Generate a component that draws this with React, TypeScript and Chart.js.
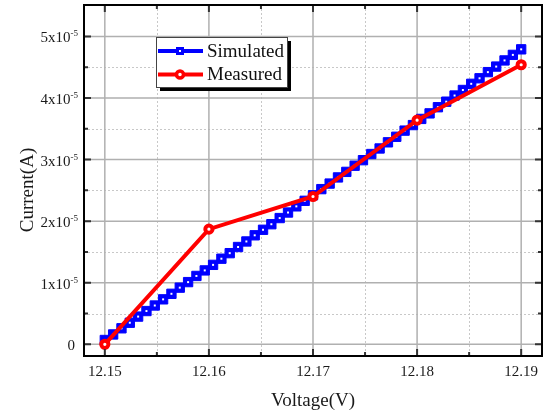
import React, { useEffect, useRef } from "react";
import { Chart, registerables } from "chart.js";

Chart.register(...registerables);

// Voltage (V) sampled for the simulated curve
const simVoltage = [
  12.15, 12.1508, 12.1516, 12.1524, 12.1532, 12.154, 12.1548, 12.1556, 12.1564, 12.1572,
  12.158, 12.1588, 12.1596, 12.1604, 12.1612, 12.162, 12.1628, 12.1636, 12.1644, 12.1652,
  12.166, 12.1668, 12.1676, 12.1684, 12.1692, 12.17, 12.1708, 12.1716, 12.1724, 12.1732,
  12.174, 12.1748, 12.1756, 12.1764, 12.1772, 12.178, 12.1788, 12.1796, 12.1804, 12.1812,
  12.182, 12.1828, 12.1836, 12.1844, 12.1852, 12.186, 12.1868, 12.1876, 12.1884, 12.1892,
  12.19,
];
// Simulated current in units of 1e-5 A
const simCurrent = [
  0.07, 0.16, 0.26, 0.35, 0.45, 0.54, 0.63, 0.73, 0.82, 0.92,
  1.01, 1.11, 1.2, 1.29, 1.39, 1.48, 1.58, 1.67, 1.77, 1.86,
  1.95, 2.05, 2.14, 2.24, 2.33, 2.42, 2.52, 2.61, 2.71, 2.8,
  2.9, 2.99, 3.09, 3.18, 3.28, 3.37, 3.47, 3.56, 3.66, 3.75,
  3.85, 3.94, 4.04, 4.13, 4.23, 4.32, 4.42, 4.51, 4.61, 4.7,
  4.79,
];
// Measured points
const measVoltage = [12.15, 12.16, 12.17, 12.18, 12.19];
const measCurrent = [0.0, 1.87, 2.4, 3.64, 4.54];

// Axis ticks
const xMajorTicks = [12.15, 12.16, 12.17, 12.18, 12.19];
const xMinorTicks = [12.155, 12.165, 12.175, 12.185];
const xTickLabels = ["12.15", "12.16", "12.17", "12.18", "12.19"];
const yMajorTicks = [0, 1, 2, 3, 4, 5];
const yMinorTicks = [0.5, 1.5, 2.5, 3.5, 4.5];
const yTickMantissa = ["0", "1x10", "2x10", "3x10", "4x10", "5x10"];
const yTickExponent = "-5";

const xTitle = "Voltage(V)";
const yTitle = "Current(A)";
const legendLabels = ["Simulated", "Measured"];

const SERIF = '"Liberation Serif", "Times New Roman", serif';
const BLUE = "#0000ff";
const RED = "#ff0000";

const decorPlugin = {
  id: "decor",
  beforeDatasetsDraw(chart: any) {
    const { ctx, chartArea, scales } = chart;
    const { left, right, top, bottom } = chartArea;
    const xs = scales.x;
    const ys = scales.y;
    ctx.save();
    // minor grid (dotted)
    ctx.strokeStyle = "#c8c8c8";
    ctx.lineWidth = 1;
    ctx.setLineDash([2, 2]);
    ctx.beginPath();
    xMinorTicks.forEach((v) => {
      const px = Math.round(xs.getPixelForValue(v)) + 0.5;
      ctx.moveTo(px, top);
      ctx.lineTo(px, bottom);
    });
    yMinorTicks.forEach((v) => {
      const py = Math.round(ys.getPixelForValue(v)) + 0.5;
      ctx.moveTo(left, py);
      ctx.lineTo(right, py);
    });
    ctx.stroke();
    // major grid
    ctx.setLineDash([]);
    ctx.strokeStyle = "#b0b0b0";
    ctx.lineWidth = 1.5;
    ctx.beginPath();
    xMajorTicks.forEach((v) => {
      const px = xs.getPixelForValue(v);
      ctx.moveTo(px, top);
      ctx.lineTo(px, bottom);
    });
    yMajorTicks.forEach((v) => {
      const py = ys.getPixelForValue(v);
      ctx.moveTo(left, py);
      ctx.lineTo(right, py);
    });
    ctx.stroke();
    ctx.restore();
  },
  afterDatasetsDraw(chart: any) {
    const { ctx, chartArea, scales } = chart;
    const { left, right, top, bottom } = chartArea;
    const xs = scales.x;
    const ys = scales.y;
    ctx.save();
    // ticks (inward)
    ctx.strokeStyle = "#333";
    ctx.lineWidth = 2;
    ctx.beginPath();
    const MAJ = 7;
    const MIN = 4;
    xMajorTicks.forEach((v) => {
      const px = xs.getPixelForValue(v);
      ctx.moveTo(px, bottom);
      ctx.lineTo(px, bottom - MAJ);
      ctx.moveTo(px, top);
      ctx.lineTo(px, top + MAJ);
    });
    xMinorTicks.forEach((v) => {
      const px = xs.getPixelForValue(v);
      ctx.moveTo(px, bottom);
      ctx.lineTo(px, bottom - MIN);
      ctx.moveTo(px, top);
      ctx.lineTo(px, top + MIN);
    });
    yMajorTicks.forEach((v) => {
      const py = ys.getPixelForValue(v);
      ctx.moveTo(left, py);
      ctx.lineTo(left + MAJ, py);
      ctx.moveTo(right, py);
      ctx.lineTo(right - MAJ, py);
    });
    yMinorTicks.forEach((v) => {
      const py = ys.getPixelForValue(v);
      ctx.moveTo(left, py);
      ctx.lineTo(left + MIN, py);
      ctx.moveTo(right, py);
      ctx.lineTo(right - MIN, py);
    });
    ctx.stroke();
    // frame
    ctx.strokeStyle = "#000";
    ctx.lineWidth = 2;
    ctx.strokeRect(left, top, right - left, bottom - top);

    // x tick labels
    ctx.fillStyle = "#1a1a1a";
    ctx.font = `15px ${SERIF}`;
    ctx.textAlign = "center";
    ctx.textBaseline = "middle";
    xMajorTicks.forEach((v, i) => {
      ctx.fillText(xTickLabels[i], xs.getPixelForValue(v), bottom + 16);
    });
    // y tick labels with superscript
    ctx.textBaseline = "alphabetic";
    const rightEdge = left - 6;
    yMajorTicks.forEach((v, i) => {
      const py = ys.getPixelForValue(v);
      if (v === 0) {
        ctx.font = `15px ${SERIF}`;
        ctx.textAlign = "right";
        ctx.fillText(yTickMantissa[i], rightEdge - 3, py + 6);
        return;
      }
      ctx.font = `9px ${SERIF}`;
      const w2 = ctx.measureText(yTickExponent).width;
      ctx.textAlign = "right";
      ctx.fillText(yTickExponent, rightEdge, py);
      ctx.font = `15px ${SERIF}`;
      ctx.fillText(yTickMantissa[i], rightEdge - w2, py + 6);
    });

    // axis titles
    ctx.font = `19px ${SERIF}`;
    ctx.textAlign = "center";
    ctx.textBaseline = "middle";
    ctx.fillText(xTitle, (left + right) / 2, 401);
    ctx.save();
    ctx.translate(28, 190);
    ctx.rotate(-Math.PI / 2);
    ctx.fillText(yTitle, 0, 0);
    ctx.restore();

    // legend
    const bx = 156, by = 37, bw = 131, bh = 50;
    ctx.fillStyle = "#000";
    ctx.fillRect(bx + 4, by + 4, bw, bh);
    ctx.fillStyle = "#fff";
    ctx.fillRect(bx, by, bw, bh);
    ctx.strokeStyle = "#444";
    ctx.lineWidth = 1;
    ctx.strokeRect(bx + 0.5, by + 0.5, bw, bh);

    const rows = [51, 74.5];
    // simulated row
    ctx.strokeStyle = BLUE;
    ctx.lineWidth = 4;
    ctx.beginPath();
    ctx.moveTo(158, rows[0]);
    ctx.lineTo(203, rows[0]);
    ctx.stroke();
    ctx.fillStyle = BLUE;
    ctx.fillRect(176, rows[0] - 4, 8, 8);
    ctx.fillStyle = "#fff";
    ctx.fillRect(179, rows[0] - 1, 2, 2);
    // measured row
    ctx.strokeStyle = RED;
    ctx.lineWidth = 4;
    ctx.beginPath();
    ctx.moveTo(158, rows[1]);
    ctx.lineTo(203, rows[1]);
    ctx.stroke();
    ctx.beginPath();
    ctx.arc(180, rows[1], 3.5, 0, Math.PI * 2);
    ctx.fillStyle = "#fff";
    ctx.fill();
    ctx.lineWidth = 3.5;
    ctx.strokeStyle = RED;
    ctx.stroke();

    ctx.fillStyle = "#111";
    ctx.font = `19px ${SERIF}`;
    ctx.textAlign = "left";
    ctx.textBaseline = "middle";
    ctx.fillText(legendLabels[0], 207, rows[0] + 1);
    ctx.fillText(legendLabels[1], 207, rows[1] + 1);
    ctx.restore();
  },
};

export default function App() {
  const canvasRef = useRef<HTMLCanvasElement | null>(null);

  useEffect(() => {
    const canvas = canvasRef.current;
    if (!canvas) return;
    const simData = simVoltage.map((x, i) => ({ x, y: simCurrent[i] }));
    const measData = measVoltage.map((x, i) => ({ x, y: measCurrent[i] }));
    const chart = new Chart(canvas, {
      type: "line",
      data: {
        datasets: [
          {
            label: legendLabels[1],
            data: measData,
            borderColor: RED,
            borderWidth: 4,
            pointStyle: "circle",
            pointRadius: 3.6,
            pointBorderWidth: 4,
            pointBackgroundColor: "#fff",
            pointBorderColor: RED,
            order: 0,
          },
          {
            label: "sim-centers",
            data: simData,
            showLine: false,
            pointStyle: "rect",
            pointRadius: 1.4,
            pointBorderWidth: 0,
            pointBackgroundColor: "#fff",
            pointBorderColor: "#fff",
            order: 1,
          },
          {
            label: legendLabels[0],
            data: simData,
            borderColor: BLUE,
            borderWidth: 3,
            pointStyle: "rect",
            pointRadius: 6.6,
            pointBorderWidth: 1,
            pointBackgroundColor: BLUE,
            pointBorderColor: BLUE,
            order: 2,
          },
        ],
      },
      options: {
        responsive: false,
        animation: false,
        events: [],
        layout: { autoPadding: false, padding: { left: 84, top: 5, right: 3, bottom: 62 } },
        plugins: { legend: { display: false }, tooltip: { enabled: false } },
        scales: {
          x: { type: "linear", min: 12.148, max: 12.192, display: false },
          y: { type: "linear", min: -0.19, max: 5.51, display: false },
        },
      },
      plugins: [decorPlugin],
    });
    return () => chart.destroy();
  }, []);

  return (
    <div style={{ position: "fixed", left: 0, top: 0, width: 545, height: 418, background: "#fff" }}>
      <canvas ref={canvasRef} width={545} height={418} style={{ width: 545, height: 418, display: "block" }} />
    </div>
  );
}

# # #

_REQUIRED WORK:_
Repeat exactly and only the lines from the start of the data above through the line that holds "Chart.register(...registerables);", inclusive. Pictures do not belong in the copy.

_EXERCISE SOLUTION:_
Generate a component that draws this with React, TypeScript and Chart.js.
import React, { useEffect, useRef } from "react";
import { Chart, registerables } from "chart.js";

Chart.register(...registerables);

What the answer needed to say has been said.